Research on artificial intelligence (AI) has yielded rapid innovations in many areas of science and industry. However, this potential also harbors the risk of misuse: Couldn’t hackers also use AI to more effectively attack computers? The research project “MALFOY – Machine Learning for Offensive Computer Security” by Prof. Dr. Konrad Rieck is examining this issue. Rieck’s team of researchers will assume both the role of hacker and defender to examine how intelligent attacks can be developed and prevented.
The project, for which Rieck was awarded an ERC Consolidator Grant, is based on a new paradigm for combining learning algorithms with security systems. In this paradigm, the learning process takes place in a feedback loop with technologies from offensive security, such as tools which search for weak spots and penetration testing. The learning algorithm operates through an exchange with the technologies and can thus both make suggestions as well as receive feedback.

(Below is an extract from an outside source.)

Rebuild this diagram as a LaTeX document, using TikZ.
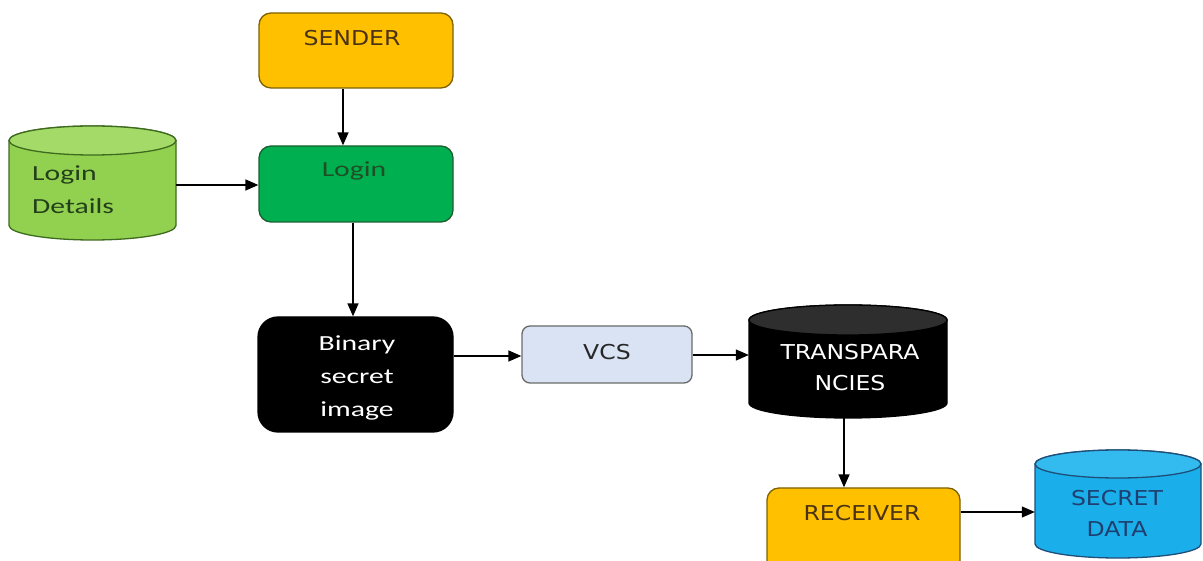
\documentclass[tikz,border=0pt]{standalone}
\usepackage{fontspec}
\newfontfamily\lowfont[FakeStretch=1.38]{Carlito}
\newfontfamily\capfont[FakeStretch=1.15]{DejaVu Sans}
\usetikzlibrary{arrows.meta}
\definecolor{orangefill}{HTML}{FFC000}
\definecolor{orangedraw}{HTML}{7F6000}
\definecolor{browntext}{HTML}{4A3214}
\definecolor{greenfill}{HTML}{00B050}
\definecolor{greendraw}{HTML}{1E5E30}
\definecolor{greentext}{HTML}{1F4F25}
\definecolor{lgreenfill}{HTML}{92D050}
\definecolor{lgreentop}{HTML}{A3DA68}
\definecolor{lgreendraw}{HTML}{3F6B1E}
\definecolor{lgreentext}{HTML}{24401A}
\definecolor{vcsfill}{HTML}{DAE3F3}
\definecolor{vcsdraw}{HTML}{6A6A6A}
\definecolor{bluefill}{HTML}{1AAFEA}
\definecolor{bluetop}{HTML}{33BBF0}
\definecolor{bluedraw}{HTML}{1F4E79}
\definecolor{bluetext}{HTML}{1F3F70}
\definecolor{darktop}{HTML}{2E2E2E}
\tikzset{
  boxnode/.style={rectangle, inner sep=0pt, line width=1.3pt},
  cylarea/.style={rectangle, inner sep=0pt, draw=none},
  arr/.style={line width=1.4pt, -{Triangle[length=13pt,width=11pt]}},
  lowtxt/.style={font=\lowfont\fontsize{21.5}{33}\selectfont, inner sep=0pt},
  captxt/.style={font=\capfont\fontsize{20.5}{31}\selectfont, inner sep=0pt},
}
\begin{document}
\begin{tikzpicture}[x=1pt,y=1pt]
\useasboundingbox (0,0) rectangle (1203,560);
\clip (0,0) rectangle (1203,560);
\fill[white] (0,0) rectangle (1203,560);

% SENDER
\node[boxnode, draw=orangedraw, fill=orangefill, rounded corners=12pt,
  minimum width=194pt, minimum height=75pt] (sender) at (356,509.5) {};
\node[captxt, text=browntext] (senderT) at (352,522) {SENDER};

% Login
\node[boxnode, draw=greendraw, fill=greenfill, rounded corners=12pt,
  minimum width=194pt, minimum height=76pt] (login) at (356,376) {};
\node[lowtxt, text=greentext] (loginT) at (354,389) {Login};

% Login Details cylinder
\filldraw[fill=lgreenfill, draw=lgreendraw, line width=1.3pt]
  (9,419.5) -- (9,334.5) arc[start angle=180, end angle=360, x radius=83.5, y radius=14.5]
  -- (176,419.5) arc[start angle=0, end angle=180, x radius=83.5, y radius=14.5] -- cycle;
\filldraw[fill=lgreentop, draw=lgreendraw, line width=1.3pt]
  (92.5,419.5) ellipse[x radius=83.5, y radius=14.5];
\node[cylarea, minimum width=167pt, minimum height=114pt] (ldet) at (92.5,377) {};
\node[lowtxt, text=lgreentext, anchor=west, align=left] (ldetT) at (32,370) {Login\\Details};

% Binary secret image
\node[boxnode, draw=black, fill=black, rounded corners=20pt,
  minimum width=195pt, minimum height=115pt] (binary) at (355.5,185.5) {};
\node[lowtxt, text=white, align=center] (binaryT) at (357,182) {Binary\\secret\\image};

% VCS
\node[boxnode, draw=vcsdraw, fill=vcsfill, rounded corners=8pt,
  minimum width=170pt, minimum height=57pt] (vcs) at (607,205.5) {};
\node[captxt, text=black!85] (vcsT) at (607,208) {VCS};

% TRANSPARANCIES cylinder
\filldraw[fill=black, draw=black, line width=1.3pt]
  (749,240) -- (749,157) arc[start angle=180, end angle=360, x radius=99, y radius=15]
  -- (947,240) arc[start angle=0, end angle=180, x radius=99, y radius=15] -- cycle;
\filldraw[fill=darktop, draw=black, line width=1.3pt]
  (848,240) ellipse[x radius=99, y radius=15];
\node[cylarea, minimum width=198pt, minimum height=113pt] (trans) at (848,198.5) {};
\node[captxt, text=white, align=center] (transT) at (850,192.5) {TRANSPARA\\NCIES};

% RECEIVER
\node[boxnode, draw=orangedraw, fill=orangefill, rounded corners=12pt,
  minimum width=193pt, minimum height=90pt] (receiver) at (863.5,27) {};
\node[captxt, text=browntext] (receiverT) at (862,47) {RECEIVER};

% SECRET DATA cylinder
\filldraw[fill=bluefill, draw=bluedraw, line width=1.3pt]
  (1035,96) -- (1035,16) arc[start angle=180, end angle=360, x radius=83, y radius=14]
  -- (1201,96) arc[start angle=0, end angle=180, x radius=83, y radius=14] -- cycle;
\filldraw[fill=bluetop, draw=bluedraw, line width=1.3pt]
  (1118,96) ellipse[x radius=83, y radius=14];
\node[cylarea, minimum width=166pt, minimum height=108pt] (secret) at (1118,56) {};
\node[captxt, text=bluetext, align=center] (secretT) at (1117,47) {SECRET\\DATA};

% connectors
\draw[arr] (sender.south -| 343,0) -- (login.north -| 343,0);
\draw[arr] (ldet.east |- 0,375) -- (login.west |- 0,375);
\draw[arr] (login.south -| 353,0) -- (binary.north -| 353,0);
\draw[arr] (binary.east |- 0,204) -- (vcs.west |- 0,204);
\draw[arr] (vcs.east |- 0,205) -- (trans.west |- 0,205);
\draw[arr] (trans.south -| 844,0) -- (receiver.north -| 844,0);
\draw[arr] (receiver.east |- 0,48) -- (secret.west |- 0,48);
\end{tikzpicture}
\end{document}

As the counterpart to these new attacks, corresponding defense mechanisms will also be designed and developed. The findings will be used to develop new tools for protecting IT systems, allowing unknown vulnerabilities and security problems to be automatically identified and thus counteract learning attacks. Despite is offensive character, MALFOY can contribute to strengthening the security of IT systems and defending against future threats posed by AI.
Prof. Dr. Konrad Rieck previously worked at the Institute of System Security at TU Braunschweig. On 1 January 2023, he is taking up a position at TU Berlin, where he will serve as head of the Chair of Machine Learning and Security within the Berlin Institute for the Foundation of Learning and Data (BIFOLD) and continue his MALFOY project. “I have chosen to conduct my research at TU Berlin because BIFOLD offers a unique research environment that is gradually combining all key areas of AI,” says Rieck.